• AIM OF THE TASK
Lines holding the string "this" are the ones to copy; find them all in the data.

• EXERCISE MATERIAL
☆ ☆ ☆ ☆ ☆

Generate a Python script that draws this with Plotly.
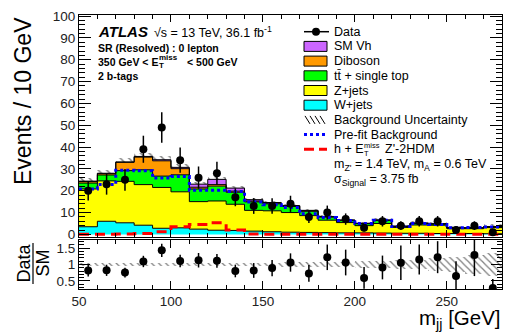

☆ ☆ ☆ ☆ ☆

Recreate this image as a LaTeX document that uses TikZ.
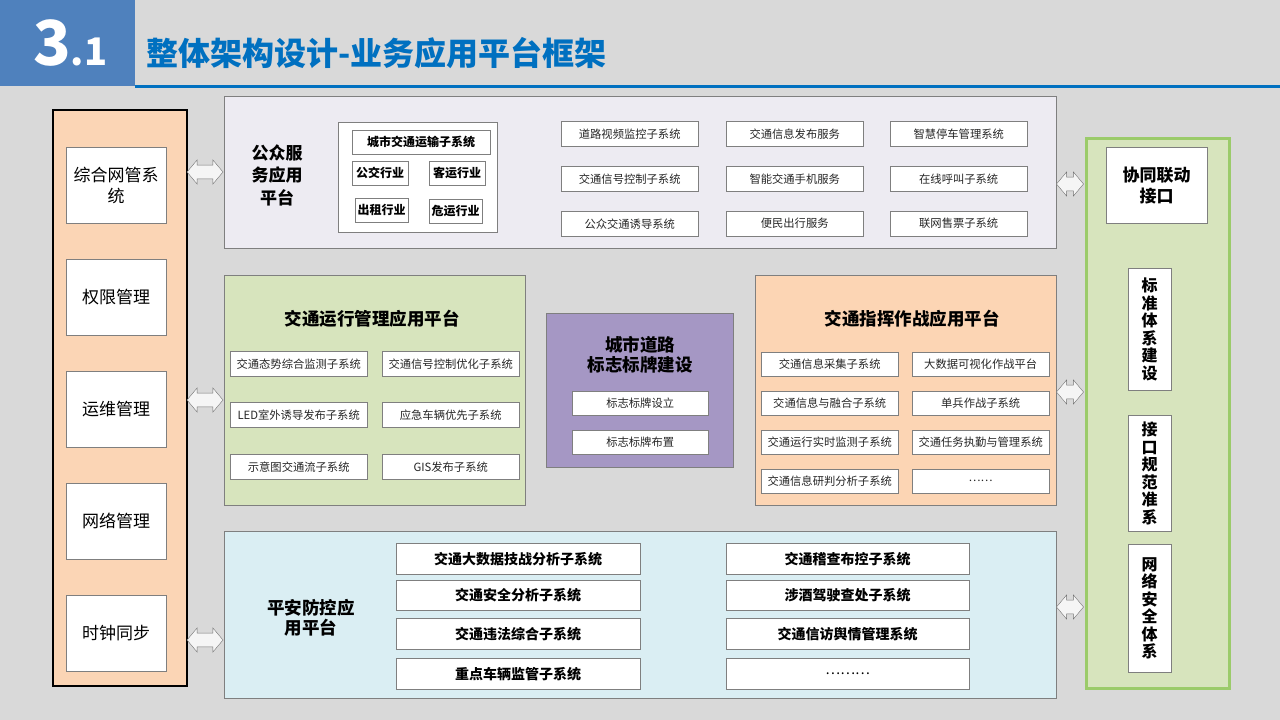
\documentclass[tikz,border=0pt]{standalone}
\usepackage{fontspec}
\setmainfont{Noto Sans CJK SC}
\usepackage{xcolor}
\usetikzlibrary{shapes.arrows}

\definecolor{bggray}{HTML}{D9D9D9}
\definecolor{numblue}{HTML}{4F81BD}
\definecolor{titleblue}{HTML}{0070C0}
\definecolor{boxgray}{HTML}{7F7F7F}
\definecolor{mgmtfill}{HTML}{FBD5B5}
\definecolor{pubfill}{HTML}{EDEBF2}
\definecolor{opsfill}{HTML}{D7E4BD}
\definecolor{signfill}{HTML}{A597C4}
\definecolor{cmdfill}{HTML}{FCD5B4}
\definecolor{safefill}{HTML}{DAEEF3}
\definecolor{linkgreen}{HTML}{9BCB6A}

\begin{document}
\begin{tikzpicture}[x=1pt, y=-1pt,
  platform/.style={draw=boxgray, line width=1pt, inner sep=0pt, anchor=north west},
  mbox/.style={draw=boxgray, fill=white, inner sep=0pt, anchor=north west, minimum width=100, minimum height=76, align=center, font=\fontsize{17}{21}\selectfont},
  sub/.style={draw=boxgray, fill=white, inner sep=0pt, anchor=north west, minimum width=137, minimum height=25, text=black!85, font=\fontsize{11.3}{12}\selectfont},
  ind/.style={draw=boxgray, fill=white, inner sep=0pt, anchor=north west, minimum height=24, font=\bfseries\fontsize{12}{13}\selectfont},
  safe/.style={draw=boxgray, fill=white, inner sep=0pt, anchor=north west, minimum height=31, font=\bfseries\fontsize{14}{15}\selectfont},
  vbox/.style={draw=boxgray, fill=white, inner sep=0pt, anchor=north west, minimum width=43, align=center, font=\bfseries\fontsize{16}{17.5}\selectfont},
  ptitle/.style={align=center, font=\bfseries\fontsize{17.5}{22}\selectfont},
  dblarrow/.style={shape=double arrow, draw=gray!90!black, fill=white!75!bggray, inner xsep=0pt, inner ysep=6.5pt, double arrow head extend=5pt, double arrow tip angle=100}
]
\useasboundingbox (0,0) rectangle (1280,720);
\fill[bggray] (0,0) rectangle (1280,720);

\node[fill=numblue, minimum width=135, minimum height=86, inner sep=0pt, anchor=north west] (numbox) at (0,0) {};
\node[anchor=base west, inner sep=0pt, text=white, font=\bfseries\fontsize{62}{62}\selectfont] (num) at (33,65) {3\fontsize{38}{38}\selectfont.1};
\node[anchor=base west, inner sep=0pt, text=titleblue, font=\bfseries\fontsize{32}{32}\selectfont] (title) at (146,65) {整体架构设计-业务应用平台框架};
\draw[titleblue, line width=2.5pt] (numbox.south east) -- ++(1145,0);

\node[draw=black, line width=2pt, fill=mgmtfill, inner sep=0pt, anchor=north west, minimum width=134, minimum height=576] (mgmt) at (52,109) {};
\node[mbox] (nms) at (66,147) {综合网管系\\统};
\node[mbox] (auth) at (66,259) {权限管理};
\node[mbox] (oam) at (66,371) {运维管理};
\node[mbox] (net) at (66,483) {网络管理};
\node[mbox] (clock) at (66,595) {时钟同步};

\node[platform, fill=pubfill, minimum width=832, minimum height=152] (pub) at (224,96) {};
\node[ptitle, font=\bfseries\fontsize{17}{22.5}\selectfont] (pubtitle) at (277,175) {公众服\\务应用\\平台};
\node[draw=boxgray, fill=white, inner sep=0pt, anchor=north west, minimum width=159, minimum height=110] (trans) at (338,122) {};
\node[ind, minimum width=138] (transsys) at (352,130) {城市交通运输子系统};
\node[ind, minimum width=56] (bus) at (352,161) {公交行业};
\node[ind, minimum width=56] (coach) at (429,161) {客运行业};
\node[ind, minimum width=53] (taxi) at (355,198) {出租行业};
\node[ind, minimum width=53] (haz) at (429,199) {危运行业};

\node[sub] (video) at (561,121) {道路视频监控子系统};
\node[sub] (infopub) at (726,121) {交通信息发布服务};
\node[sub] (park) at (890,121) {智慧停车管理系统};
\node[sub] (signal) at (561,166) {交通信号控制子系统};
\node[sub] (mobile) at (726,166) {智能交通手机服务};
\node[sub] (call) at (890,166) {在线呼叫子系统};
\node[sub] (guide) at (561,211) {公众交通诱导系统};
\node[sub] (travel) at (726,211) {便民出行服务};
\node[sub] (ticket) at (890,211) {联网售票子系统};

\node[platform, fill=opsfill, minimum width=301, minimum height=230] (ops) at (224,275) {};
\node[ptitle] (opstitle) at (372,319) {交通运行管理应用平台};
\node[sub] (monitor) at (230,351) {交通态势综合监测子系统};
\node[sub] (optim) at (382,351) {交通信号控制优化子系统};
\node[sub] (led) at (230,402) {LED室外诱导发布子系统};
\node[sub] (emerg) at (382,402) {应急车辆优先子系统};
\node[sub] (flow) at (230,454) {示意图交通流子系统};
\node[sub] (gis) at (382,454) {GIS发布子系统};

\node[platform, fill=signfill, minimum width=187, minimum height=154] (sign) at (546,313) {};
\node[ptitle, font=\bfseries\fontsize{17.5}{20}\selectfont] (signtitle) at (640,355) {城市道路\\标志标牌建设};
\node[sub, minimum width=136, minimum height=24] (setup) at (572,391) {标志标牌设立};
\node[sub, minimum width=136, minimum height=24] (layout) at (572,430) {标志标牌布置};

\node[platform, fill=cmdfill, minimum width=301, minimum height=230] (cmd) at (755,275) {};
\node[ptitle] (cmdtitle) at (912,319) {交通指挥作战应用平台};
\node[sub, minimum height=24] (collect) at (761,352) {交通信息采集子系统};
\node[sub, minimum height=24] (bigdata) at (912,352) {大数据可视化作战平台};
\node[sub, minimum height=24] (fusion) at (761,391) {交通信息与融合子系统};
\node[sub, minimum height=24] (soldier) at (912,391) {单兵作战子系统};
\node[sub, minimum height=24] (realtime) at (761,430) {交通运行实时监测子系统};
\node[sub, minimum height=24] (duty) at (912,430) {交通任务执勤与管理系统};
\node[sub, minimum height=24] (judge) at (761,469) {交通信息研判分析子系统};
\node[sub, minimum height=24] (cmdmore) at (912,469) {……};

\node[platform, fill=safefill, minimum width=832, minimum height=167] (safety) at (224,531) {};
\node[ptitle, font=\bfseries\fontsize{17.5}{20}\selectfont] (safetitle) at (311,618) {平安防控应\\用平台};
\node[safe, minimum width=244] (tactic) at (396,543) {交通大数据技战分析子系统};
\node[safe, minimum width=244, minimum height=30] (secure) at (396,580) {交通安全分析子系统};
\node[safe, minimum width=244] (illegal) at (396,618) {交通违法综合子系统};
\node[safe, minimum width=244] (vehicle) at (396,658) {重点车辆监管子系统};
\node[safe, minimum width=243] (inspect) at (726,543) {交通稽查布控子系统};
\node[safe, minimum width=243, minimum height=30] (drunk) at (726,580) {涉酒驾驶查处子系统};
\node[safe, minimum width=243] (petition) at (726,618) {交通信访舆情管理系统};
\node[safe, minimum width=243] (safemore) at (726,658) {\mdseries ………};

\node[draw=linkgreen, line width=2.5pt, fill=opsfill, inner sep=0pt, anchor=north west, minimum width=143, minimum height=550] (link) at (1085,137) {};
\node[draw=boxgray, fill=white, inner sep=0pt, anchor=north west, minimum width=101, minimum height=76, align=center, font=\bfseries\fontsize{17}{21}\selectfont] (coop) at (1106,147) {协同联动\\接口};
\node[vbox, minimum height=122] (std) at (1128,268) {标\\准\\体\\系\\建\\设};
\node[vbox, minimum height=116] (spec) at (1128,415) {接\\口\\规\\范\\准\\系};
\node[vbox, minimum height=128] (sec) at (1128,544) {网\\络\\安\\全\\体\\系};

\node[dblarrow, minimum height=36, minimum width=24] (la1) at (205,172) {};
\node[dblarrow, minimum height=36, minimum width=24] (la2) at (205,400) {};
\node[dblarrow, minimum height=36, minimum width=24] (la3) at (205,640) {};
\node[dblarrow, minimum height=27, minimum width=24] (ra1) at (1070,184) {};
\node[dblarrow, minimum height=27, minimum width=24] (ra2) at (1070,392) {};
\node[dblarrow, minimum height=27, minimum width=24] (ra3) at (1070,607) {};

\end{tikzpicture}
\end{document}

☆ ☆ ☆ ☆ ☆

• WRITTEN SOLUTION
Generate a Python script that draws this with Plotly.
Recreate this image as a LaTeX document that uses TikZ.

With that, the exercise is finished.